THE TASK — Give only the number of lines in the records that include the string "this".
======== DATA TO PROCESS ========
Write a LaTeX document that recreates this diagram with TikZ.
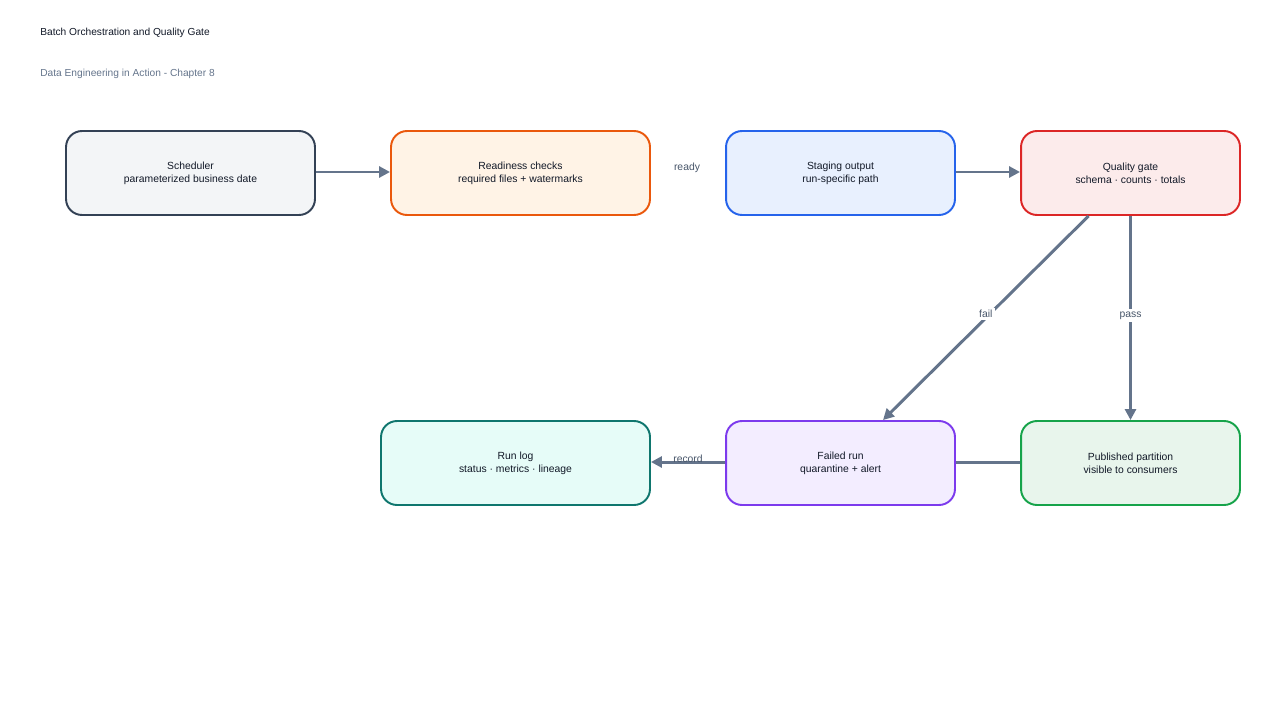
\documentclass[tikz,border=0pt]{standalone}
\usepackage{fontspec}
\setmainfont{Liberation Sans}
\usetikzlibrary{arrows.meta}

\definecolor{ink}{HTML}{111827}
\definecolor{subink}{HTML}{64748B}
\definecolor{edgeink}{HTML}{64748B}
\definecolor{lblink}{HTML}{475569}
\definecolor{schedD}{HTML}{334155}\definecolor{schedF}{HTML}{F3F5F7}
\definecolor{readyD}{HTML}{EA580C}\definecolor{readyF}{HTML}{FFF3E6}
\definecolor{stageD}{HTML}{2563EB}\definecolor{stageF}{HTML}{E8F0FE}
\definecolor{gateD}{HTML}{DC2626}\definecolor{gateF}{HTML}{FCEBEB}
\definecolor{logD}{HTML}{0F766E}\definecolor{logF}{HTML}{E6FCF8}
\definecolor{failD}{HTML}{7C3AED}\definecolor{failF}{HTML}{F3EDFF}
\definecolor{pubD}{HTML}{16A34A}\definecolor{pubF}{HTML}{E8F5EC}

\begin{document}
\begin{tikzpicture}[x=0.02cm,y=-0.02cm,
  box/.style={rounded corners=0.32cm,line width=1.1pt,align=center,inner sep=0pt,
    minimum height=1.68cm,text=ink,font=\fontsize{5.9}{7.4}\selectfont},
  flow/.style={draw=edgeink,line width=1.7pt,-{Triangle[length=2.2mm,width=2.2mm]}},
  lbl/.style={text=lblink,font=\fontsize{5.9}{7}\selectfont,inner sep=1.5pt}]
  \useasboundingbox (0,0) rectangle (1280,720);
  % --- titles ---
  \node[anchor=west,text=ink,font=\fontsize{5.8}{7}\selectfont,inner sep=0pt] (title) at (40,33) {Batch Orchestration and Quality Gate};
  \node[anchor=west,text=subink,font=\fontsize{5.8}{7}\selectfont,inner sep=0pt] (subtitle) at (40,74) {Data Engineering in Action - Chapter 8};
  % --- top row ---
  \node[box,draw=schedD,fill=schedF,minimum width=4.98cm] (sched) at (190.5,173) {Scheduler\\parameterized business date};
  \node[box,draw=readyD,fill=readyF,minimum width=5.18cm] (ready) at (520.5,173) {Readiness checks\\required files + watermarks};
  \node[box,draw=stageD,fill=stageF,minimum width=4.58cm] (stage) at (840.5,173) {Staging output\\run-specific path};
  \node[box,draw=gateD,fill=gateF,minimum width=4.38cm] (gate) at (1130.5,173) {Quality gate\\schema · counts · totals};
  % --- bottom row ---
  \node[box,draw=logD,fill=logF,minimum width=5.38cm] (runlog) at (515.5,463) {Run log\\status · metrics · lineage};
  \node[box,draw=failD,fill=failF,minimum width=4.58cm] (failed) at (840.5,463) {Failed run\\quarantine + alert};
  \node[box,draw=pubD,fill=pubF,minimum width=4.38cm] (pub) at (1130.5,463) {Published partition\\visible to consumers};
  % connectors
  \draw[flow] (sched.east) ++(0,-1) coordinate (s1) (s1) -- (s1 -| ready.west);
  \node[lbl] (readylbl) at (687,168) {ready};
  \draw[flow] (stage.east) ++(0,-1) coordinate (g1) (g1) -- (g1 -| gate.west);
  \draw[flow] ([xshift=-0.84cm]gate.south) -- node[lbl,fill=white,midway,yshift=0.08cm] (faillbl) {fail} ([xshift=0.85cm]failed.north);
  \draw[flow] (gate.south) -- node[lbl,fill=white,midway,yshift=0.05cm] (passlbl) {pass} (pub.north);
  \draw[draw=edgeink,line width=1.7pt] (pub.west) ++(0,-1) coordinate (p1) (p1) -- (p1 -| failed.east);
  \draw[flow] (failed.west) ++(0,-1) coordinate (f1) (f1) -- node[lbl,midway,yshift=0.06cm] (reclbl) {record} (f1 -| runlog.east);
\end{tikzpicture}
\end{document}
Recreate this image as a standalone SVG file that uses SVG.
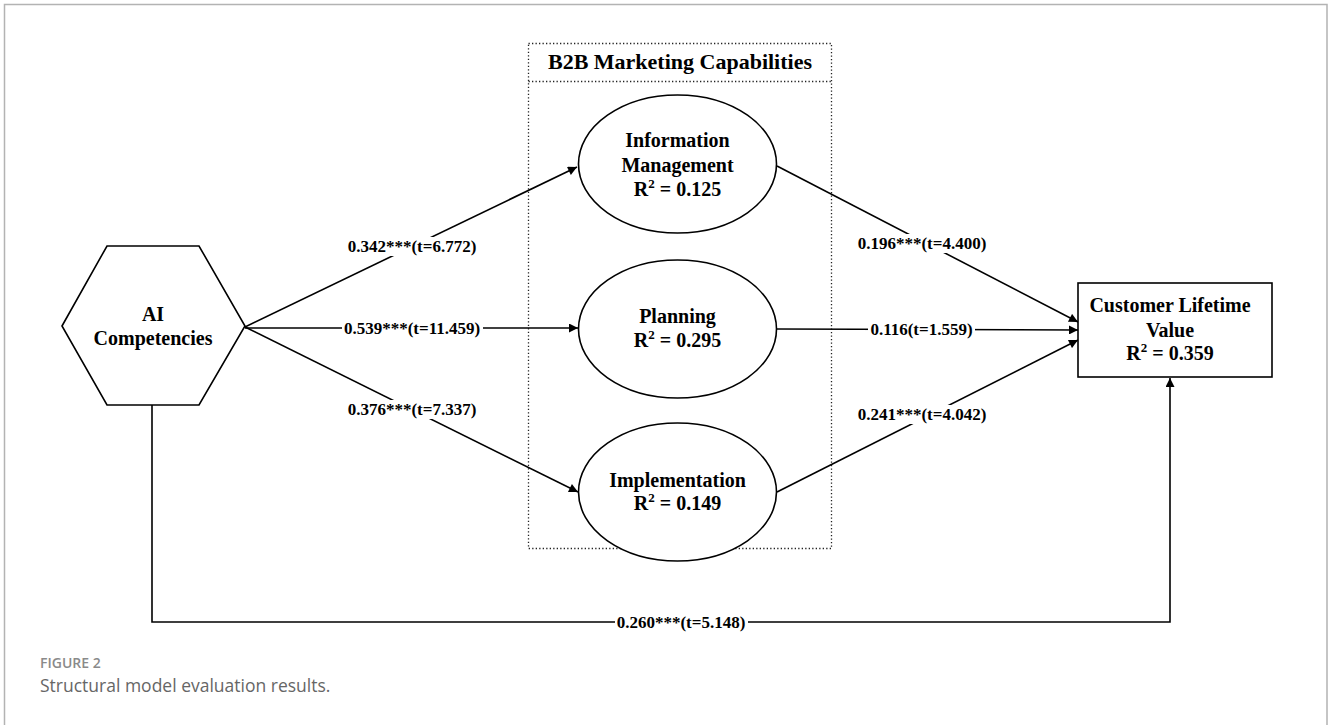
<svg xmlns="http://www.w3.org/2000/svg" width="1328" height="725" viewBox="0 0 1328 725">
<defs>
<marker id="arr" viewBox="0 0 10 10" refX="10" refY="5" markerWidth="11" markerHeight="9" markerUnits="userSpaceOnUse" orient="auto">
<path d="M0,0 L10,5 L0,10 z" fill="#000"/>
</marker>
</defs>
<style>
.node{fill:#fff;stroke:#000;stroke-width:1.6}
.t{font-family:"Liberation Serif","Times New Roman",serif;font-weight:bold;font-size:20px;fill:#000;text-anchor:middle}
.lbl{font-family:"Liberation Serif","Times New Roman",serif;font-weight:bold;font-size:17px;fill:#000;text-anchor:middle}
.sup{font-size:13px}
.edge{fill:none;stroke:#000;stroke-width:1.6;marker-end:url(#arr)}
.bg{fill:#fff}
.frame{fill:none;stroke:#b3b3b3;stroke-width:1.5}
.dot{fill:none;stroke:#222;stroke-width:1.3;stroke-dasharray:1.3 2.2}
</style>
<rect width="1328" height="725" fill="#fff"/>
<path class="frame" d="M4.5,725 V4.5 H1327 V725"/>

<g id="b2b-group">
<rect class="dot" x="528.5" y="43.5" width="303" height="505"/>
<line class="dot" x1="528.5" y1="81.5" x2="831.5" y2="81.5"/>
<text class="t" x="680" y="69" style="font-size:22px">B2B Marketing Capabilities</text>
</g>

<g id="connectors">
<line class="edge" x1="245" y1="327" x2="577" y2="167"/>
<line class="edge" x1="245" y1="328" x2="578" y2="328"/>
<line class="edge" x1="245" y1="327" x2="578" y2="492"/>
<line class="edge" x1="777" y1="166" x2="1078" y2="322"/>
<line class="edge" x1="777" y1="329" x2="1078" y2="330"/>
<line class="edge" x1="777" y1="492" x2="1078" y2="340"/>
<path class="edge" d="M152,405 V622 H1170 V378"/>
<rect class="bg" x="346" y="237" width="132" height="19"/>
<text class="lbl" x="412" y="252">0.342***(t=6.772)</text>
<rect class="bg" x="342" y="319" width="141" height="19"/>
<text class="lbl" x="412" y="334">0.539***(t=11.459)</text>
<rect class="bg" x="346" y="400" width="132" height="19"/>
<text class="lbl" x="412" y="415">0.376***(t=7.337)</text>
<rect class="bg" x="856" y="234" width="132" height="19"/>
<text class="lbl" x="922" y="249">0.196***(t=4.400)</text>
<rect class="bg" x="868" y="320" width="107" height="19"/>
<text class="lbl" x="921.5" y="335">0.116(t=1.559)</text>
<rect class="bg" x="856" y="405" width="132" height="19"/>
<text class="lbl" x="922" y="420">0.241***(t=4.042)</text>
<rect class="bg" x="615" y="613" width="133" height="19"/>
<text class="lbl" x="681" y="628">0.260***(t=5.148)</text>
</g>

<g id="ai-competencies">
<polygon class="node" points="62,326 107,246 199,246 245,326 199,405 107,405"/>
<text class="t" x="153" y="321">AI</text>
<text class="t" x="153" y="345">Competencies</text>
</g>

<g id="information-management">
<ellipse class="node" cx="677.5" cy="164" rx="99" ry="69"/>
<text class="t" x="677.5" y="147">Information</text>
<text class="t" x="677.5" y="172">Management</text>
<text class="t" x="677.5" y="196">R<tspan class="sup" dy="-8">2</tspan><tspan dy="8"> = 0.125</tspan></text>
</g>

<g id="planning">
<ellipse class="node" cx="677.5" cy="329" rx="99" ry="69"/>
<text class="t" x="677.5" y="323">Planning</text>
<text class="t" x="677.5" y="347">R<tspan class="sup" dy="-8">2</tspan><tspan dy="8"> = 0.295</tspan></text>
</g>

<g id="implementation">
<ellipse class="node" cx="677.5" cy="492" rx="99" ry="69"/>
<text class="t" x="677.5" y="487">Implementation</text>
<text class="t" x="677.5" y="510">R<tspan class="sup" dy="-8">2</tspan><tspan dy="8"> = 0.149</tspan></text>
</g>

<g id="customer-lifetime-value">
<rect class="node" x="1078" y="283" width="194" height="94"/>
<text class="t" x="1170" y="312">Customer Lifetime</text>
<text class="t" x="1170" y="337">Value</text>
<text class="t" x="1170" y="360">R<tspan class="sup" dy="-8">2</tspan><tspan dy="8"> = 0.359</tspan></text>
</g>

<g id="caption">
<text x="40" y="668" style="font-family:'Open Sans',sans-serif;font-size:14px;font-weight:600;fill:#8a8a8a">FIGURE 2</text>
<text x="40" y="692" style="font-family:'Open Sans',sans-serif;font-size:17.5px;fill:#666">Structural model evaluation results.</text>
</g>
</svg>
========
TASK OUTPUT — 2